On an individual level too, working out how to transplant existing skills and expertise into new contexts may be the enduring key to success.
BE READY TO MANOEUVRE
The problem is our tendency is to think of our career progression as linear, argues digital marketer Mitch Joel. We imagine the executive position we’d like and work backwards to work out how we can attain it.
But aside from structural changes to the internal hierarchies of companies, it is almost inevitable that the climb upwards will be more difficult than you might have anticipated. An iterative approach can accommodate set-backs which a linear plan does not.
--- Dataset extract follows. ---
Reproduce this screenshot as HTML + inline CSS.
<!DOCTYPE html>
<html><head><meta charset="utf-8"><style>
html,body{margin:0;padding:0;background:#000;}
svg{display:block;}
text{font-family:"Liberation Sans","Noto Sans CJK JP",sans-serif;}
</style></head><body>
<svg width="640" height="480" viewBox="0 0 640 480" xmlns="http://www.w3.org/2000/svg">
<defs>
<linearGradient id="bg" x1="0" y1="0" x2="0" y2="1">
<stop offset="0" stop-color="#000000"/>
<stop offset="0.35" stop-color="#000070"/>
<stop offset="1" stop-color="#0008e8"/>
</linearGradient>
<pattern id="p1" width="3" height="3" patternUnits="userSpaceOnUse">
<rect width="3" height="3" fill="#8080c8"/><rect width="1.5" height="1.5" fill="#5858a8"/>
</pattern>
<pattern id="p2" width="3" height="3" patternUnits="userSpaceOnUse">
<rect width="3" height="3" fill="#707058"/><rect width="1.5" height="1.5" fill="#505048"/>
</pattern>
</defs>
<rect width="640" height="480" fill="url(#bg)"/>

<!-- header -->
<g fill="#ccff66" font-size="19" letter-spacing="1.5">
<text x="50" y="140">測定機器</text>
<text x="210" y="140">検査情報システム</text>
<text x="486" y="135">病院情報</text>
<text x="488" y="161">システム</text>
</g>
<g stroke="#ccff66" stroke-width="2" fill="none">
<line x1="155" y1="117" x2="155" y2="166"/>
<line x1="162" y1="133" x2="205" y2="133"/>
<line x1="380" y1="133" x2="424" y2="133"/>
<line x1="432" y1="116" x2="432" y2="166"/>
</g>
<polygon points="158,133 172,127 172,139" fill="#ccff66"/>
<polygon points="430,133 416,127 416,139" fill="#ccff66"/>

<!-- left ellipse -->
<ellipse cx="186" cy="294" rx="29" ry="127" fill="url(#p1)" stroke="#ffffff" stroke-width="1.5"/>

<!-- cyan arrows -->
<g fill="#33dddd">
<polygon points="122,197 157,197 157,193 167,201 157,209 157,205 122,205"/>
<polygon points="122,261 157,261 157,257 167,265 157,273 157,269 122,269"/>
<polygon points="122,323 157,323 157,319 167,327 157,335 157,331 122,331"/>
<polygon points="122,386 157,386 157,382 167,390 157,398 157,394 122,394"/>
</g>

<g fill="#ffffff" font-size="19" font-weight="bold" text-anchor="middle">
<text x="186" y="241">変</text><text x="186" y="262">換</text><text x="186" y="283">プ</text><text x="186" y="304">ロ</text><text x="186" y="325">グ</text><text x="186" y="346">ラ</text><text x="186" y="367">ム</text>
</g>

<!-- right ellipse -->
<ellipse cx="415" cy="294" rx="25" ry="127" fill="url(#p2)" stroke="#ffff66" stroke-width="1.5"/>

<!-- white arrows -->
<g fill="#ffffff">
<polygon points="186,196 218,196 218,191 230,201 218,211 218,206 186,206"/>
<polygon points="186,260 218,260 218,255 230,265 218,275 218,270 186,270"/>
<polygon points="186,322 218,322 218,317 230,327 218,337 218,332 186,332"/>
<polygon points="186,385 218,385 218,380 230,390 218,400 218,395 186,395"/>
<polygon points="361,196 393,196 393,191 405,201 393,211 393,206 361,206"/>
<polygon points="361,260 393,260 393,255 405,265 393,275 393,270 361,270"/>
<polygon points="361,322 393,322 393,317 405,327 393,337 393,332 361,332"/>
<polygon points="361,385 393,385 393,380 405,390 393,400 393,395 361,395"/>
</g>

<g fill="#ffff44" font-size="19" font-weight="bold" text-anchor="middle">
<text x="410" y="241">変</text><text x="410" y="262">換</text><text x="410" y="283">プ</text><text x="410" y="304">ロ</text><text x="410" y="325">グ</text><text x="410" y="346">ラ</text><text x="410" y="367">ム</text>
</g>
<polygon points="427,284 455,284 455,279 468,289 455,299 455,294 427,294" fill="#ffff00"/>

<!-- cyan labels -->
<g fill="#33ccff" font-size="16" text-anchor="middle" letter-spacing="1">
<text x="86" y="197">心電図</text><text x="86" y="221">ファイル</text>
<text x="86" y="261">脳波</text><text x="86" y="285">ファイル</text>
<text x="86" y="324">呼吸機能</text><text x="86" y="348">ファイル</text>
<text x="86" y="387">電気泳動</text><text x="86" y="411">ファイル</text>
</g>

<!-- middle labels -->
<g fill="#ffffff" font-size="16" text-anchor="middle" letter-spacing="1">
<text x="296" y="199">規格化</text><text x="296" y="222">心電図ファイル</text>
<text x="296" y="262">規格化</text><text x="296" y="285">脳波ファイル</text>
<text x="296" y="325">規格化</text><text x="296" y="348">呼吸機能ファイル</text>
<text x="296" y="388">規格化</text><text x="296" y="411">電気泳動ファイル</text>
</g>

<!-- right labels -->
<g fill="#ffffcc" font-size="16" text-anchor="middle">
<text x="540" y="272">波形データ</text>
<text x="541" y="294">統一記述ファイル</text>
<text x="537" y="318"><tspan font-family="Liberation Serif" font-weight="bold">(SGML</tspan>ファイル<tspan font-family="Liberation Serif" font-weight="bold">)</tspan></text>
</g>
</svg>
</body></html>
“Begin with a direction, based on a real desire,” Schlesinger, Kiefer and Brown argue in the Havard Business Review, “and complement that with a strategy to discover and create opportunities consistent with that desire.” This involves “determining your desire, taking a step towards it, incorporating what you’ve learnt from taking that step and repeating this until you have achieved your goal.”
To fully take advantage of an iterative strategy, in his book Ctrl Alt Delete, Joel suggests working on numerous projects at once, perhaps with numerous organisations.
COMPANIES ARE THE NEW JOB TITLES
Our fixation with job titles is perhaps outmoded, given the transience of top positions in publicly listed companies. If performance figures are down, investors will demand a shake-up. Since 2000, the tenure of the average chief executive of a Fortune 500 company has been slashed from ten years to just five, so the best rarely retire out of top positions. In an age of brands, recognising the mileage in a company can be a way to climb quickly within your industry, especially as internal hierarchies are demolished.
The collective vision of a firm may be much more powerful than your ambition as an individual. “If you’re offered a seat on a rocket ship, don’t ask what seat. Just get on,” said Facebook’s Sheryl Sandberg in her address to Harvard Business School in 2012, recalling advice given to her by Google’s Eric Schmidt.
“When companies are growing quickly and they are having a lot of impact, careers take care of themselves. And when companies aren’t growing quickly or their missions don’t matter as much, that’s when stagnation and politics come in,” Sandberg said. In just 17 years, Google has risen to become one of the world’s largest companies, so seeing the potential in a startup could be your ticket.